McNamara: Before security, it was just a financial issue. I want you to buy my IP and I want you to buy it again for the next chip. But if we get to a point of trust and give them unencrypted IP, we can still assume that if they want a 1GHz widget today, they will want a 2GHz widget next time so they cannot use the old design anyway. But with security, it is an issue of I trust you but I cannot show it to you for security reasons. But there is another side to this. If it is hidden, then back doors may not be observed except by the people who inserted it.
Salz: Within EDA we supply the encryption capability but it is the communications and the ends are owned by other people. When you ship software such as Open SSL, anyone can bring up a debugger and put a breakpoint in there are it is quite easy to find the math functions and there it is. It is easy to break these things and if you are really devious you can do it. How do you harden a platform when you are shipping software to the end user who may not be the end user, instead being two or three steps removed?
Emulation is just hardware assisted simulation, and it has some security issues because it uses the actual logic of the design. Behavioral models of IP are more secure and can go fast if you use GP-GPU platforms for your simulation. I.e. I can give you the executable spec for an IP block that the gates match, and it’ll run fast and there’s nothing needs encrypted.
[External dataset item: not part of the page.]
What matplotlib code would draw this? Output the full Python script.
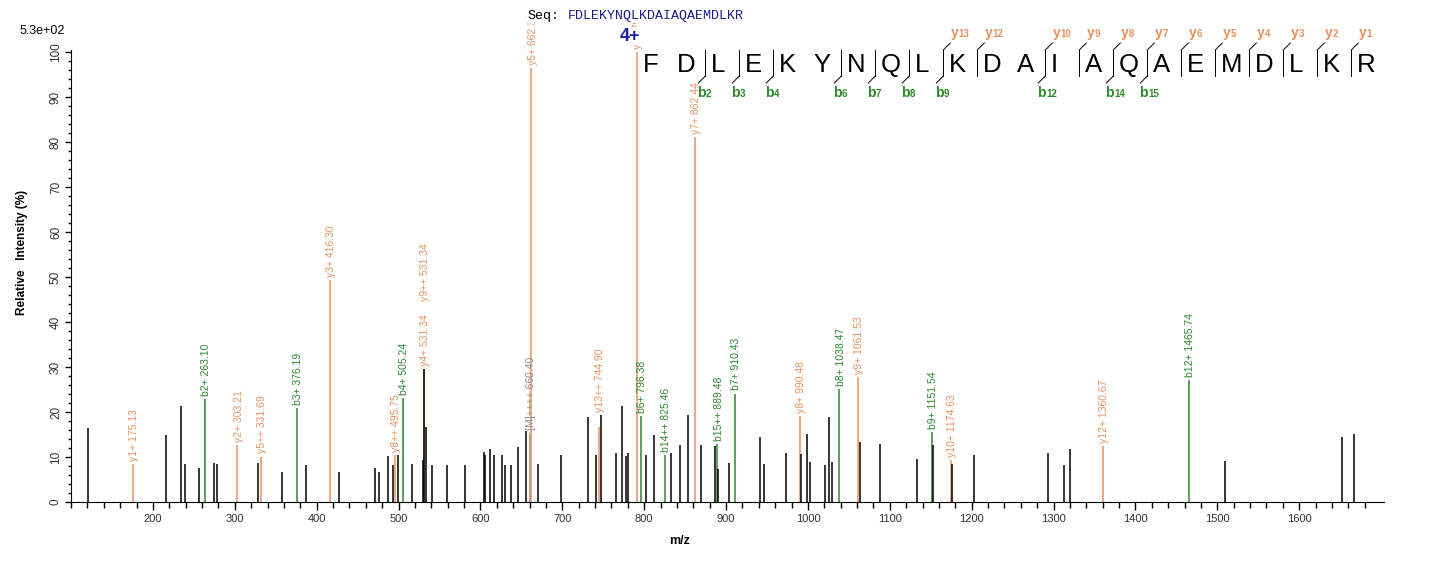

The argument I hear most often against that is that behavioral models do not have timing accuracy and that this is necessary for getting close enough estimates for power. When you put in the necessary accuracy, you lose a lot of the performance plus you have the problem of proving that the behavioral model and the RTL are a perfect match.
RTL is a behavioral model. Behavioral models can have the same accuracy as models made up from smaller components (e.g. SPICE level), it just depends what you want to trade-off. E.g. there’s no point in having a model that works at 5V if you only use 0 – 2V – just add an assertion for being over 2V. Emulators are pretty useless for anything analog (including power), as is regular Verilog. Try verifying DVFS or FD-SOI back biasing in either.